À ce propos, signalons que les évangiles ne sont pas un reportage journalistique, pris sur le vif, de l’existence de Jésus. Ils ont été écrits à la lumière de l’événement pascal – ce qui ne signifie que les paroles de Jésus aient été inventées par les rédacteurs, et mises indûment dans sa bouche. Seulement, l’Esprit qui inspira ses auteurs est le même que Celui qui nous permet aujourd'hui de vivre comme des frères du Ressuscité. En rejoignant ses disciples en Galilée, Jésus tient à leur montrer que ce qu’il leur a enseigné, tandis qu’il était encore dans sa condition mortelle, est plus que jamais valable, et que c’était par l’Esprit de résurrection qu’il expulsait les démons, guérissait les malades et édictait les lois du Royaume sur les routes de Palestine.
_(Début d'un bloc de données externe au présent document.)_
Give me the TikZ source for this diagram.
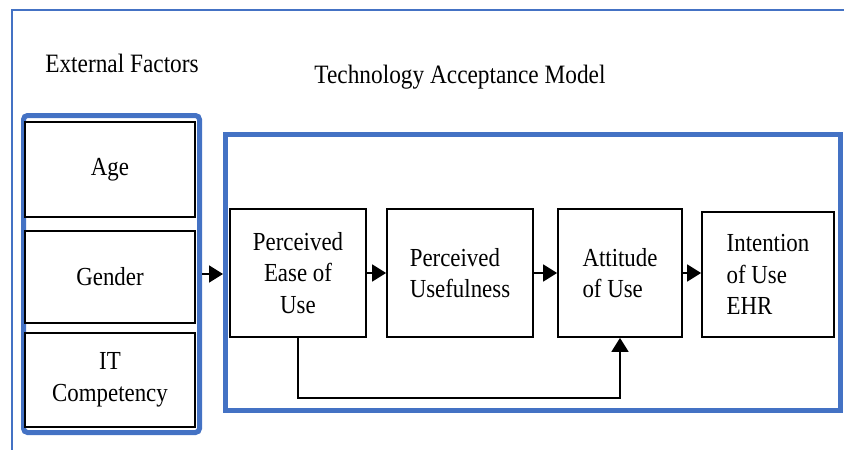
\documentclass[tikz,border=0pt]{standalone}
\usepackage{fontspec}
\setmainfont{Liberation Serif}[FakeStretch=0.88]
\usetikzlibrary{arrows.meta}
\definecolor{frameblue}{HTML}{4472C4}
\begin{document}
\begin{tikzpicture}[x=1pt,y=-1pt,
  box/.style={draw=black,line width=1.8pt,fill=white,inner sep=0pt,font=\fontsize{26}{31.5}\selectfont},
  lbl/.style={inner sep=0pt,font=\fontsize{26.5}{30}\selectfont},
  conn/.style={draw=black,line width=1.8pt,-{Triangle[length=14pt,width=17pt]}},
  bluebox/.style={draw=frameblue,line width=5pt,inner sep=0pt}]
\useasboundingbox (0,0) rectangle (844,450);
% outer frame (open to the right and bottom)
\draw[frameblue,line width=2.2pt] (12,452) -- (12,10) -- (846,10);
% titles
\node[lbl] (tef) at (122,63) {External Factors};
\node[lbl] (ttam) at (460,77) {Technology Acceptance Model};
% external factors group
\node[bluebox,rounded corners=4pt,minimum width=176pt,minimum height=317pt] (ext) at (111.5,274) {};
\node[box,align=center,minimum width=170pt,minimum height=95pt] (age) at (110,169.5) {Age};
\node[box,align=center,minimum width=170pt,minimum height=92pt] (gen) at (110,277) {Gender};
\node[box,align=center,minimum width=170pt,minimum height=94pt] (itc) at (110,380) {IT\\Competency};
% TAM group
\node[bluebox,minimum width=615pt,minimum height=276pt] (tam) at (533,272.5) {};
\node[box,align=center,minimum width=136pt,minimum height=128pt] (peou) at (298,273) {Perceived\\Ease of\\Use};
\node[box,align=left,minimum width=146pt,minimum height=128pt] (pu) at (460,273) {Perceived\\Usefulness};
\node[box,align=left,minimum width=124pt,minimum height=128pt] (att) at (620,273) {Attitude\\of Use};
\node[box,align=left,minimum width=132pt,minimum height=125pt] (int) at (768,274.5) {Intention\\of Use\\EHR};
% connectors
\draw[conn] (ext.east) -- (ext.east -| tam.west);
\draw[conn] (peou.east) -- (peou.east -| pu.west);
\draw[conn] (pu.east) -- (pu.east -| att.west);
\draw[conn] (att.east) -- (att.east -| int.west);
\coordinate (fb) at (0,398);
\draw[conn] (peou.south) -- (peou.south |- fb) -| (att.south);
\end{tikzpicture}
\end{document}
Jésus est resté le même, tout en menant une vie différente
La Résurrection projette ainsi sa lumière sur tout le parcours du Nazaréen. Par exemple, dans les évangiles, chaque fois qu’il est écrit qu’un malade, un alité « se relève », cela ne signifie pas seulement qu’il se remet physiquement debout, mais aussi que la puissance de la Résurrection agit en lui pour le faire mener une nouvelle existence : « Va, et ne pèche plus. » D’ailleurs, le même terme est utilisé pour dire « se relever » et la « levée » du Christ d’entre les morts. L’existence pré-pascale de Jésus est comme une parabole de la puissance de la Résurrection. Aussi, pour le lecteur, ce retour en Galilée représente-t-il une invitation à méditer la vie du Christ comme une révélation, et non comme une simple biographie qui empilerait les faits divers les uns sur les autres.
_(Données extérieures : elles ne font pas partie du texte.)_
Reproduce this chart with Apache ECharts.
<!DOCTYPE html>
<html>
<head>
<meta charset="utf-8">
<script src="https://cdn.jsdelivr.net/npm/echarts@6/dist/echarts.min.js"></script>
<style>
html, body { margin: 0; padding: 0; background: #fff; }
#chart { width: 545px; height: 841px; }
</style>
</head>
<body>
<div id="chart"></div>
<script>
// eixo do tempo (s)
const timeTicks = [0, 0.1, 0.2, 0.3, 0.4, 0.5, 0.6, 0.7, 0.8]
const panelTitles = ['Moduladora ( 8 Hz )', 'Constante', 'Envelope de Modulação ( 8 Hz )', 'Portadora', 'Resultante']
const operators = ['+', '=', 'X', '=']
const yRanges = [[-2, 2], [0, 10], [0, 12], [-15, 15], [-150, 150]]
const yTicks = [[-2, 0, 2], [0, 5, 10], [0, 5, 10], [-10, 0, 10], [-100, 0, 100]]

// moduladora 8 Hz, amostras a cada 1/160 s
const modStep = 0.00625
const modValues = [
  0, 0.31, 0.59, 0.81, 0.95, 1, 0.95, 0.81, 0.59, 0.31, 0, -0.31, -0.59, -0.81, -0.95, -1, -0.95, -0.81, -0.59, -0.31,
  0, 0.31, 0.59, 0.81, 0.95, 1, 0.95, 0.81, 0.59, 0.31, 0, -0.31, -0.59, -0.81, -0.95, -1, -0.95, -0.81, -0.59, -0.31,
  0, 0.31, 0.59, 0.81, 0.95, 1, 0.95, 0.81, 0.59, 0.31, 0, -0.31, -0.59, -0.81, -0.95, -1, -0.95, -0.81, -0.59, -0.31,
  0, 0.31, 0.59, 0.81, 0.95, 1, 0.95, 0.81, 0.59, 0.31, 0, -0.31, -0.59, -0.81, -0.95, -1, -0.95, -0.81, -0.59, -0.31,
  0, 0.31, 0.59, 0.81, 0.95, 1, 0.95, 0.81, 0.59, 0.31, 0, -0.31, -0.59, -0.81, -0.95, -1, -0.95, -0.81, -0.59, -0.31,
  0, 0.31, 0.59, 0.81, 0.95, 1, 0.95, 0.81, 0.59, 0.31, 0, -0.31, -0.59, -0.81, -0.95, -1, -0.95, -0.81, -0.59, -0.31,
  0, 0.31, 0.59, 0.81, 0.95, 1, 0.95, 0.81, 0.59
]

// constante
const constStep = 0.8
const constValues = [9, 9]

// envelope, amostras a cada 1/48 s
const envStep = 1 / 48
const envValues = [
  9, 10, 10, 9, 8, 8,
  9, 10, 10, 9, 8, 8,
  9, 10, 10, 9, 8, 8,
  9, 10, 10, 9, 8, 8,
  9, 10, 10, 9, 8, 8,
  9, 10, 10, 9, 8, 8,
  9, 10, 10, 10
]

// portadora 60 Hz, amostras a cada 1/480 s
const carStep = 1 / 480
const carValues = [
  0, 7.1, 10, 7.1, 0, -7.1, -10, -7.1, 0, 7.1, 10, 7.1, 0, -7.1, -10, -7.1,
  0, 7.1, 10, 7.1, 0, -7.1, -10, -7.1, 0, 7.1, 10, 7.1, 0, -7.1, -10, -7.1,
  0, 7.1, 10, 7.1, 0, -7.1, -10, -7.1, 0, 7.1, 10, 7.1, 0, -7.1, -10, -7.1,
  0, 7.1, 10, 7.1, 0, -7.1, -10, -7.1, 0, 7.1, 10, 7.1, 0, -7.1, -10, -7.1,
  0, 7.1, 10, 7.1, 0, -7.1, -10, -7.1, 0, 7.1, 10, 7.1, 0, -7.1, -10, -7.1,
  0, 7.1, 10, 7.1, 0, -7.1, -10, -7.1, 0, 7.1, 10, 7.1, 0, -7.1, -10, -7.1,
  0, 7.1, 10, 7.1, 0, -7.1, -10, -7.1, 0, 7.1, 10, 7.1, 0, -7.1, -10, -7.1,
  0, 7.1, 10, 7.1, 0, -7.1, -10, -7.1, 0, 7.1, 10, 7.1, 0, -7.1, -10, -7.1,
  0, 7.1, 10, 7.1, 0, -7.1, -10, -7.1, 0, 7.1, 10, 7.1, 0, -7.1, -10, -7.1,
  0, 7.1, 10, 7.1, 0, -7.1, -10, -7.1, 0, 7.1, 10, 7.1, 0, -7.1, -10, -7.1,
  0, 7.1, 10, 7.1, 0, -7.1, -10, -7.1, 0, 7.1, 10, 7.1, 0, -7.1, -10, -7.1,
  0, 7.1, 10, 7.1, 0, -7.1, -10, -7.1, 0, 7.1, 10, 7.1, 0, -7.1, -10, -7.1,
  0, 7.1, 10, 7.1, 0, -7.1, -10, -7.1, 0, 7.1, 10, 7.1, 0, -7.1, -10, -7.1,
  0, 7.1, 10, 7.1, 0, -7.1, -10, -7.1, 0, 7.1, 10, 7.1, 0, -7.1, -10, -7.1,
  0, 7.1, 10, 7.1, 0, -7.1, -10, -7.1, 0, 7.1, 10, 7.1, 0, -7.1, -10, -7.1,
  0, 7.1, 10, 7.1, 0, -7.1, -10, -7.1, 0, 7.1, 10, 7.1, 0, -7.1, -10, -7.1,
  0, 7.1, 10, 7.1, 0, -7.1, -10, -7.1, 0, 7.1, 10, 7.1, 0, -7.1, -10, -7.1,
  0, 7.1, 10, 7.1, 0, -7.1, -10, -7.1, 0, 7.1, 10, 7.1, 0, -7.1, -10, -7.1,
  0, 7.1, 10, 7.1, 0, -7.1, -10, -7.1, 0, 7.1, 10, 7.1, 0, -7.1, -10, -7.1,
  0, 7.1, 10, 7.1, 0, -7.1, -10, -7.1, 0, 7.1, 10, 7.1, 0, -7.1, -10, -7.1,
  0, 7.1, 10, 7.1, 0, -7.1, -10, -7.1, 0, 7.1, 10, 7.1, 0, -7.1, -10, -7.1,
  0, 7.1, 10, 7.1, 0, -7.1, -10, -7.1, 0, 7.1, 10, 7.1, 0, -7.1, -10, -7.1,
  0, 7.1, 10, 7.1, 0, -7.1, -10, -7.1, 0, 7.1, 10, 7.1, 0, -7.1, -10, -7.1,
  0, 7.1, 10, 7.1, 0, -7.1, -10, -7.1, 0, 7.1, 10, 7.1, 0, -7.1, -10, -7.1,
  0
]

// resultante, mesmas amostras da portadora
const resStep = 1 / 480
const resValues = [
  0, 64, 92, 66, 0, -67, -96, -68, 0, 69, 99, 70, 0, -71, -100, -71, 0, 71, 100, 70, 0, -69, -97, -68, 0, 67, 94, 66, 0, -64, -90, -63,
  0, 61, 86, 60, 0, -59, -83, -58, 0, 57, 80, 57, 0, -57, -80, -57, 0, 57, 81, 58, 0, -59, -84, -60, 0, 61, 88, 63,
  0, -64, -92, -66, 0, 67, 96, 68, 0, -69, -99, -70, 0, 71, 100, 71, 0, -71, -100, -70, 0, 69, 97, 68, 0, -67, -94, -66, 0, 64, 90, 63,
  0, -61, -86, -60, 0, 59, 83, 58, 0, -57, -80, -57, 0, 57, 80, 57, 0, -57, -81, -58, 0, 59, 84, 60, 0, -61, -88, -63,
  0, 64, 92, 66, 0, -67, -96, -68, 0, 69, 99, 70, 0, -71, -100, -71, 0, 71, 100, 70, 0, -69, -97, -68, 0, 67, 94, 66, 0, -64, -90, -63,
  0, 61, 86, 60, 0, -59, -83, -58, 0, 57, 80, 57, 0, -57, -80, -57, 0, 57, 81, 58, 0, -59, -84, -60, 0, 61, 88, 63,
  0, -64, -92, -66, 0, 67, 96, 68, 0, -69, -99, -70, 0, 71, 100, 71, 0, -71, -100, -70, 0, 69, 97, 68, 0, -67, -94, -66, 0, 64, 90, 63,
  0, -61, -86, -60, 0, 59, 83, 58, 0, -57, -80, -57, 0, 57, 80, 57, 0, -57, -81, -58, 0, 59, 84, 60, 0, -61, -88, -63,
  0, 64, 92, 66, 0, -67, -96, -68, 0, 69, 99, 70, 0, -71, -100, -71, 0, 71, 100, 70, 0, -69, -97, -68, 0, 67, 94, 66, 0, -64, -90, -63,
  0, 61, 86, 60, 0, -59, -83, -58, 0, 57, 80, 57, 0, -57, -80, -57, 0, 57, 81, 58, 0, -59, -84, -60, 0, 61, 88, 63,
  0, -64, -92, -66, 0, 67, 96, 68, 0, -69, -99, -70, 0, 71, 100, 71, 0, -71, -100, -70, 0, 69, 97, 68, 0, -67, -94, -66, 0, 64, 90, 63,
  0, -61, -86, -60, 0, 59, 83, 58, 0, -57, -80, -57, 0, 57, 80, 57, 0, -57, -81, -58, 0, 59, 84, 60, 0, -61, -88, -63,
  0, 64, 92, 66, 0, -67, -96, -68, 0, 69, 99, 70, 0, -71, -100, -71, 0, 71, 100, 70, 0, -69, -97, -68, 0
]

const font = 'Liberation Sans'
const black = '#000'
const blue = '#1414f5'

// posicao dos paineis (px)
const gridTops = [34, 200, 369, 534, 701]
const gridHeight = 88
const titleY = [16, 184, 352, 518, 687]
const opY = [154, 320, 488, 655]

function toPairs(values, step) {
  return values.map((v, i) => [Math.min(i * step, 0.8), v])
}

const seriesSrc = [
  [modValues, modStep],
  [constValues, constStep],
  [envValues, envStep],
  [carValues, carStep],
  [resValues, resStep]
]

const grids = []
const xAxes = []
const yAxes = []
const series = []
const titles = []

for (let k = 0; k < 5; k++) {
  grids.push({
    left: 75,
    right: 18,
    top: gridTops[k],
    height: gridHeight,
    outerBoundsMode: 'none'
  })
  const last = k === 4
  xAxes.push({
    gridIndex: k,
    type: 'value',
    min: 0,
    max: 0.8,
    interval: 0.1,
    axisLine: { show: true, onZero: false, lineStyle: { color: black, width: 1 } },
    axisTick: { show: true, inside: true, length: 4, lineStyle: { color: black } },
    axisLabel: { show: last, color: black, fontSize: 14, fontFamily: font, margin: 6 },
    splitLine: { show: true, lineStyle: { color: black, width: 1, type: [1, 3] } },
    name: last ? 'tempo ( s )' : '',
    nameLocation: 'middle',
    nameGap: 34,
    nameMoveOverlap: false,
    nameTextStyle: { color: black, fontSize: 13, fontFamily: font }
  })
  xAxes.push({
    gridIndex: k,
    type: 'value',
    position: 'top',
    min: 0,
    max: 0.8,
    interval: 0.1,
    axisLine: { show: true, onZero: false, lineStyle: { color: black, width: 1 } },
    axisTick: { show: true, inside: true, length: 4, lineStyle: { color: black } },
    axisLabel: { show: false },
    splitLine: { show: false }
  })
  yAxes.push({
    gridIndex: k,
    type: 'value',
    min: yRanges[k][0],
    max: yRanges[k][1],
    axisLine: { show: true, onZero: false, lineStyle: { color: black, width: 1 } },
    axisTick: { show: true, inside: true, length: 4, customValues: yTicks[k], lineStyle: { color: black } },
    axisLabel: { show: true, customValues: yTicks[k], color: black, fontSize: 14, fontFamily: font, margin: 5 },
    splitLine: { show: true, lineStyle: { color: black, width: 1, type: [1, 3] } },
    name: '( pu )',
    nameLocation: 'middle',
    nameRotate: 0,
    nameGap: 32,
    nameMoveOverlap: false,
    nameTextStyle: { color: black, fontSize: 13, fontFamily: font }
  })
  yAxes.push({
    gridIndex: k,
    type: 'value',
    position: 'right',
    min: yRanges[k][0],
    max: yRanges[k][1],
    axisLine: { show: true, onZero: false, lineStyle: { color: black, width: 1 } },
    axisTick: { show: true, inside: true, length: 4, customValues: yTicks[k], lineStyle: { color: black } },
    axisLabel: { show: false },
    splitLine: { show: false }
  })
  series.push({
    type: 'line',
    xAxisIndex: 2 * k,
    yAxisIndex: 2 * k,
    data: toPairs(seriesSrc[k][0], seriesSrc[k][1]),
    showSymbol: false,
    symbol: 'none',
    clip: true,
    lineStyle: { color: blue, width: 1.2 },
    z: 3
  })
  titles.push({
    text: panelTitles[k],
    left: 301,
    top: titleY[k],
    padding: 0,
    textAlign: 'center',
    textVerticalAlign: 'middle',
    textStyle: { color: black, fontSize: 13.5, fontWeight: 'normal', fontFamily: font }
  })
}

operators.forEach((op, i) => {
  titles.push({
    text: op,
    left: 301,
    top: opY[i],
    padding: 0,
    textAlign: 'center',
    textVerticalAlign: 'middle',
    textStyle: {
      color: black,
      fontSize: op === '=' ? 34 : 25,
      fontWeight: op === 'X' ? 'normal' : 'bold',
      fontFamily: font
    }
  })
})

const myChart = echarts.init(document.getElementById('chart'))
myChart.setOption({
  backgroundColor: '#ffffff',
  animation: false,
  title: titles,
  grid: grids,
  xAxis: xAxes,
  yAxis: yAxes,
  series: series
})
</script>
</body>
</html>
C’est qu’il existe à la fois une discontinuité et une continuité entre le Jésus mortel et le Jésus ressuscité. Discontinuité, parce que Jésus ne meurt plus, et qu’il est capable désormais de rejoindre ses disciples de l’intérieur, par l’Esprit. Mais aussi continuité, parce que le Ressuscité reste le Crucifié, que son amour et son application à nous servir n’ont pas changé.
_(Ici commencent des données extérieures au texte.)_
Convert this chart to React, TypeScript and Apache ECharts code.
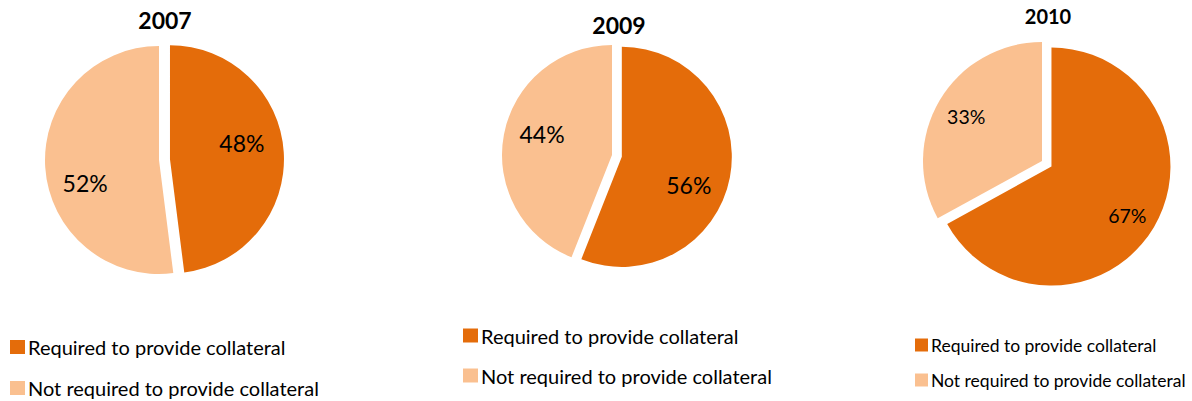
import React, { useEffect, useRef } from "react";
import * as echarts from "echarts";

const years = ["2007", "2009", "2010"];
const categories = ["Required to provide collateral", "Not required to provide collateral"];
const requiredShare = [48, 56, 67];
const notRequiredShare = [52, 44, 33];

const ORANGE = "#E46C0A";
const LIGHT = "#FAC090";
const FONT = "Lato";

// layout per panel (positions / sizes / styles only)
const panels = [
  { center: [159, 160], radius: 114, offset: 11, titleX: 165, titleY: 20, titleSize: 23, labelSize: 23,
    labelShift: [[12, -13], [-14, 19]],
    legend: { left: 10, top: 336, itemW: 15, itemH: 14, font: 20, lh: 22, gap: 19 } },
  { center: [612, 155], radius: 110, offset: 10, titleX: 619, titleY: 25, titleSize: 23, labelSize: 23,
    labelShift: [[10, 17], [-13, -10]],
    legend: { left: 463, top: 324.5, itemW: 15, itemH: 14, font: 20, lh: 22, gap: 18 } },
  { center: [1042, 161], radius: 119, offset: 11, titleX: 1048, titleY: 16, titleSize: 20, labelSize: 19.5,
    labelShift: [[22, 17], [-22, -13]],
    legend: { left: 915, top: 335.5, itemW: 13, itemH: 13, font: 17.5, lh: 19, gap: 16 } },
];

export default function App() {
  const ref = useRef<HTMLDivElement>(null);
  useEffect(() => {
    if (!ref.current) return;
    const chart = echarts.init(ref.current, null, { renderer: "svg" });
    const option: any = {
      animation: false,
      backgroundColor: "#ffffff",
      title: years.map((y, i) => ({
        text: y,
        left: panels[i].titleX,
        top: panels[i].titleY,
        textAlign: "center",
        textVerticalAlign: "middle",
        padding: 0,
        textStyle: { fontFamily: FONT, fontWeight: "bold", fontSize: panels[i].titleSize, color: "#000" },
      })),
      legend: panels.map((p) => ({
        orient: "vertical",
        left: p.legend.left,
        top: p.legend.top,
        padding: 0,
        itemWidth: p.legend.itemW,
        itemHeight: p.legend.itemH,
        itemGap: p.legend.gap,
        icon: "rect",
        selectedMode: false,
        data: categories,
        textStyle: { fontFamily: FONT, fontSize: p.legend.font, lineHeight: p.legend.lh, color: "#000", padding: [0, 0, 0, -2] },
      })),
      series: years.map((y, i) => {
        const p = panels[i];
        return {
          type: "pie",
          name: y,
          center: p.center,
          radius: p.radius,
          startAngle: 90,
          clockwise: true,
          selectedMode: "multiple",
          selectedOffset: p.offset,
          avoidLabelOverlap: false,
          emphasis: { disabled: true },
          label: {
            show: true,
            position: "inside",
            formatter: (prm: any) => prm.value + "%",
            fontFamily: FONT,
            fontSize: p.labelSize,
            color: "#000",
          },
          labelLine: { show: false },
          labelLayout: (prm: any) => ({ dx: p.labelShift[prm.dataIndex][0], dy: p.labelShift[prm.dataIndex][1] }),
          data: [
            { name: categories[0], value: requiredShare[i], selected: true, itemStyle: { color: ORANGE },
              select: { itemStyle: { color: ORANGE, borderWidth: 0 } } },
            { name: categories[1], value: notRequiredShare[i], itemStyle: { color: LIGHT } },
          ],
        };
      }),
    };
    chart.setOption(option);
    return () => chart.dispose();
  }, []);
  return (
    <div
      ref={ref}
      style={{ position: "absolute", left: 0, top: 0, width: 1192, height: 401 }}
    />
  );
}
Une annonce de l’ouverture du christianisme aux nations
Enfin, signalons que la Galilée était qualifiée, au premier siècle, de « carrefour des nations », parce que beaucoup d’ethnies étrangères y vivaient au milieu de la majorité juive. La région était également un lieu de communication entre Méditerranée et Orient. Rejoindre Jésus dans cette région-carrefour, revenait donc à annoncer déjà l’ouverture du christianisme aux nations, et proclamer dans la foulée son universalisme.